Abstract
The concept of enactment, although it has probably has become an overused term in the Relational literature, is a relatively new one for the Contemporary Kleinians of London. In explicating and synthesizing these different theoretical perspectives (Relational and Contemporary Kleinians), the author's primary focus is to tackle the notion of subject and object, in the context of enactment. The author first delineates the relationship between reality and fantasy, and each theory's notion of enactment. In doing so, the author shows how these differing theories and their related notion of therapeutic action inform the kind of object the analyst sees himself or herself as.
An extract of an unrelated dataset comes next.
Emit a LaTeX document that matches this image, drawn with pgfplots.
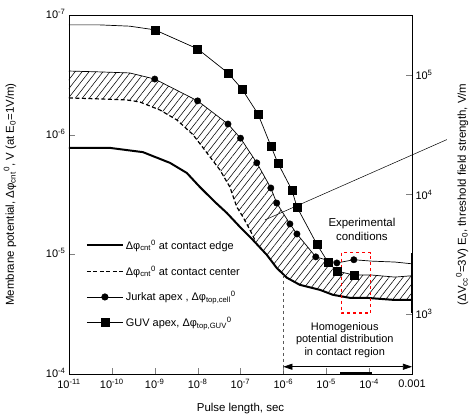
\documentclass[border=0pt]{standalone}
\usepackage{fontspec}
\setmainfont{Liberation Sans}
\usepackage{pgfplots}
\pgfplotsset{compat=1.18}
\usetikzlibrary{arrows.meta,patterns.meta}

\newcommand{\dphi}{Δφ}
\newcommand{\tk}[1]{10\textsuperscript{#1}}

\begin{document}
\begin{tikzpicture}
\useasboundingbox (-69bp,-44bp) rectangle (407bp,374bp);

% left axis: membrane potential (reversed log scale)
\begin{axis}[
    at={(0,0)}, anchor=south west,
    scale only axis,
    width=343bp, height=359bp,
    xmode=log, ymode=log,
    xmin=1e-11, xmax=1e-3,
    ymin=1e-7, ymax=1e-4,
    y dir=reverse,
    clip=false,
    axis line style={line width=0.8pt},
    tick align=inside,
    major tick length=6bp,
    minor tick style={draw=none},
    xtick pos=bottom, ytick pos=left,
    xtick={1e-11,1e-10,1e-9,1e-8,1e-7,1e-6,1e-5,1e-4,1e-3},
    xticklabels={\tk{-11},\tk{-10},\tk{-9},\tk{-8},\tk{-7},\tk{-6},\tk{-5},\tk{-4},0.001},
    ytick={1e-7,1e-6,1e-5,1e-4},
    yticklabels={\tk{-7},\tk{-6},\tk{-5},\tk{-4}},
    tick label style={font=\fontsize{11}{13}\selectfont},
    x tick label style={yshift=-2bp},
    y tick label style={yshift=1bp},
    xlabel={Pulse length, sec},
    xlabel style={font=\fontsize{11.5}{13}\selectfont, at={(axis description cs:0.5,-0.097)}, anchor=center},
    ylabel={Membrane potential, \dphi\textsubscript{cnt}\textsuperscript{0}, V (at E\textsubscript{0}=1V/m)},
    ylabel style={font=\fontsize{11.5}{13}\selectfont, at={(axis description cs:-0.172,0.5)}, anchor=center},
    legend style={draw=none, fill=none, at={(0.04,0.385)}, anchor=north west,
        font=\fontsize{11}{13}\selectfont, row sep=11bp, cells={anchor=west}},
    legend cell align=left,
    legend image code/.code={\draw[mark repeat=2,mark phase=2,#1] plot coordinates {(0bp,0bp) (18bp,0bp) (36bp,0bp)};},
]

% hatched band
\addplot[draw=none, pattern={Lines[angle=52,distance=5.5bp,line width=0.55pt]}, forget plot] coordinates {
    (1e-11,2.94e-7) (5.3e-11,2.99e-7) (2.6e-10,3.05e-7) (1e-9,3.43e-7) (1e-8,5.22e-7)
    (5.1e-8,8.15e-7) (1e-7,1.07e-6) (2.4e-7,1.72e-6) (5.1e-7,2.79e-6) (7e-7,3.73e-6)
    (1.42e-6,5.57e-6) (2.07e-6,6.76e-6) (5.7e-6,1.05e-5) (1.09e-5,1.16e-5) (1.77e-5,1.38e-5)
    (4.4e-5,1.49e-5) (1.16e-4,1.49e-5) (4e-4,1.55e-5) (1e-3,1.51e-5)
    (1e-3,2.40e-5) (3.56e-4,2.40e-5) (8.8e-5,2.31e-5) (3.55e-5,2.31e-5) (1.43e-5,2.18e-5)
    (7.1e-6,1.98e-5) (2.43e-6,1.80e-5) (1.21e-6,1.57e-5) (7e-7,1.30e-5) (4.1e-7,1.01e-5)
    (2.17e-7,7.59e-6) (1.66e-7,6.25e-6) (1.14e-7,4.87e-6) (8.2e-8,4.02e-6) (5.66e-8,2.74e-6)
    (3.31e-8,1.97e-6) (1.65e-8,1.42e-6) (7.8e-9,1e-6) (3.29e-9,7.54e-7) (1.32e-9,6.22e-7)
    (4.5e-10,5.33e-7) (2.25e-10,5.13e-7) (5.3e-11,5.03e-7) (1e-11,4.93e-7)
} -- cycle;

% contact edge
\addplot[black, line width=2pt, forget plot] coordinates {
    (1e-11,1.29e-6) (9e-11,1.29e-6) (5.3e-10,1.40e-6) (2.26e-9,1.72e-6) (5.6e-9,2.09e-6)
    (1.13e-8,2.74e-6) (2.53e-8,3.65e-6) (4.8e-8,4.51e-6) (9.7e-8,5.9e-6) (1.95e-7,7.59e-6)
    (4.1e-7,1.01e-5) (7e-7,1.30e-5) (1.21e-6,1.57e-5) (2.43e-6,1.80e-5) (7.1e-6,1.98e-5)
    (1.43e-5,2.18e-5) (3.55e-5,2.31e-5) (8.8e-5,2.31e-5) (3.56e-4,2.40e-5) (1e-3,2.40e-5)
};

% contact center
\addplot[black, line width=1.2pt, dash pattern=on 4pt off 2.5pt, forget plot] coordinates {
    (1e-11,4.93e-7) (5.3e-11,5.03e-7) (2.25e-10,5.13e-7) (4.5e-10,5.33e-7) (1.32e-9,6.22e-7)
    (3.29e-9,7.54e-7) (7.8e-9,1e-6) (1.65e-8,1.42e-6) (3.31e-8,1.97e-6) (5.66e-8,2.74e-6)
    (8.2e-8,4.02e-6) (1.14e-7,4.87e-6) (1.66e-7,6.25e-6) (2.17e-7,7.59e-6)
};

% Jurkat apex
\addplot[black, line width=0.7pt, forget plot] coordinates {
    (1e-11,2.94e-7) (5.3e-11,2.99e-7) (2.6e-10,3.05e-7) (1e-9,3.43e-7) (1e-8,5.22e-7)
    (5.1e-8,8.15e-7) (1e-7,1.07e-6) (2.4e-7,1.72e-6) (5.1e-7,2.79e-6) (7e-7,3.73e-6)
    (1.42e-6,5.57e-6) (2.07e-6,6.76e-6) (5.7e-6,1.05e-5) (1.77e-5,1.18e-5) (4.4e-5,1.11e-5)
    (1.16e-4,1.14e-5) (4e-4,1.16e-5) (1e-3,1.2e-5)
};
\addplot[only marks, mark=*, mark size=3.2bp, black, forget plot] coordinates {
    (1e-9,3.43e-7) (1e-8,5.22e-7) (5.1e-8,8.15e-7) (1e-7,1.07e-6) (2.4e-7,1.72e-6)
    (5.1e-7,2.79e-6) (7e-7,3.73e-6) (1.42e-6,5.57e-6) (2.07e-6,6.76e-6) (5.7e-6,1.05e-5)
    (1.77e-5,1.18e-5) (4.4e-5,1.11e-5)
};

% GUV apex
\addplot[black, line width=0.7pt, forget plot] coordinates {
    (1e-11,1.21e-7) (5.3e-11,1.21e-7) (2.6e-10,1.24e-7) (1e-9,1.33e-7) (1e-8,1.92e-7)
    (5.1e-8,3.05e-7) (1.08e-7,4.15e-7) (2.55e-7,6.7e-7) (5.1e-7,1.24e-6) (7.4e-7,1.72e-6)
    (1.58e-6,2.9e-6) (2.07e-6,4.02e-6) (6e-6,8.2e-6) (1.09e-5,1.16e-5) (1.77e-5,1.38e-5)
    (4.4e-5,1.49e-5) (1.16e-4,1.49e-5) (4e-4,1.55e-5) (1e-3,1.51e-5)
};
\addplot[only marks, mark=square*, mark size=4bp, black, forget plot] coordinates {
    (1e-9,1.33e-7) (1e-8,1.92e-7) (5.1e-8,3.05e-7) (1.08e-7,4.15e-7) (2.55e-7,6.7e-7)
    (5.1e-7,1.24e-6) (7.4e-7,1.72e-6) (1.58e-6,2.9e-6) (2.07e-6,4.02e-6) (6e-6,8.2e-6)
    (1.09e-5,1.16e-5) (1.77e-5,1.38e-5) (4.4e-5,1.49e-5)
};

% legend
\addlegendimage{black, line width=2pt}
\addlegendentry{\dphi\textsubscript{cnt}\textsuperscript{0} at contact edge}
\addlegendimage{black, line width=1.2pt, dash pattern=on 4pt off 2.5pt}
\addlegendentry{\dphi\textsubscript{cnt}\textsuperscript{0} at contact center}
\addlegendimage{black, line width=0.7pt, mark=*, mark size=3.2bp}
\addlegendentry{Jurkat apex , \dphi\textsubscript{top,cell}\textsuperscript{0}}
\addlegendimage{black, line width=0.7pt, mark=square*, mark size=4bp}
\addlegendentry{GUV apex, \dphi\textsubscript{top,GUV}\textsuperscript{0}}

% annotations
\draw[gray!70!black, dashed, line width=0.6pt] (axis cs:1e-6,1.49e-5) -- (axis cs:1e-6,1e-4);
\draw[{Triangle[length=9bp,width=6bp]}-{Triangle[length=9bp,width=6bp]}, line width=0.7pt]
    (axis cs:1e-6,8.7e-5) -- (axis cs:1e-3,8.7e-5);
\node[align=center, font=\fontsize{11}{12.5}\selectfont, inner sep=0pt] at (axis cs:2.7e-5,5.2e-5)
    {Homogenious\\potential distribution\\in contact region};
\node[align=center, font=\fontsize{11.5}{14}\selectfont, inner sep=0pt] at (axis cs:6.8e-5,6.2e-6)
    {Experimental\\conditions};
\draw[red, dashed, line width=1.1pt] (axis cs:2.3e-5,9.7e-6) rectangle (axis cs:1.1e-4,3.09e-5);
\draw[line width=3pt] (axis cs:1e-3,9.7e-6) -- (axis cs:1e-3,3.09e-5);
\draw[line width=3pt] (axis cs:2.1e-5,1e-4) -- (axis cs:1.15e-4,1e-4);
\draw[line width=0.5pt] (axis cs:3.7e-7,5.16e-6) -- (axis cs:6.5e-3,1.1e-6);
\end{axis}

% right axis: field strength
\begin{axis}[
    at={(0,0)}, anchor=south west,
    scale only axis,
    width=343bp, height=359bp,
    xmode=log, ymode=log,
    xmin=1e-11, xmax=1e-3,
    ymin=316.23, ymax=316228,
    hide x axis,
    axis y line*=right,
    axis line style={line width=0.8pt},
    tick align=inside,
    major tick length=6bp,
    minor tick style={draw=none},
    ytick={1e3,1e4,1e5},
    yticklabels={\tk{3},\tk{4},\tk{5}},
    tick label style={font=\fontsize{11}{13}\selectfont},
    ylabel={(ΔV\textsubscript{cc}\textsuperscript{0}=3V) E\textsubscript{0}, threshold field strength, V/m},
    ylabel style={font=\fontsize{11.5}{13}\selectfont, at={(axis description cs:1.146,0.5)}, anchor=center},
]
\addplot[draw=none, forget plot] coordinates {(1e-11,1e3) (1e-3,1e5)};
\end{axis}
\end{tikzpicture}
\end{document}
The author also addresses the technical implications related to the consequences that arise for the analyst as an object of the patient's transferences and projections, including how the analyst extricates himself or herself from the enactment. Two previously published vignettes are used for the purpose of comparison. The author argues for a complementary technical stance comprising two analytic modes: analyst as subject and analyst as object.
Notes
1 Fantasy is used when referring to Relational analysts, and phantasy is used when referring to Kleinian analysts. As I discuss, the variation in the spelling denotes different meaning of the concept.
2The Kleinian analyst's silence in the analytic situation is often misconstrued as an attempt to be neutral, or anonymous. It is more accurate to say that silence is an expression of the analyst's private, internal work of carrying out the act of “thinking.”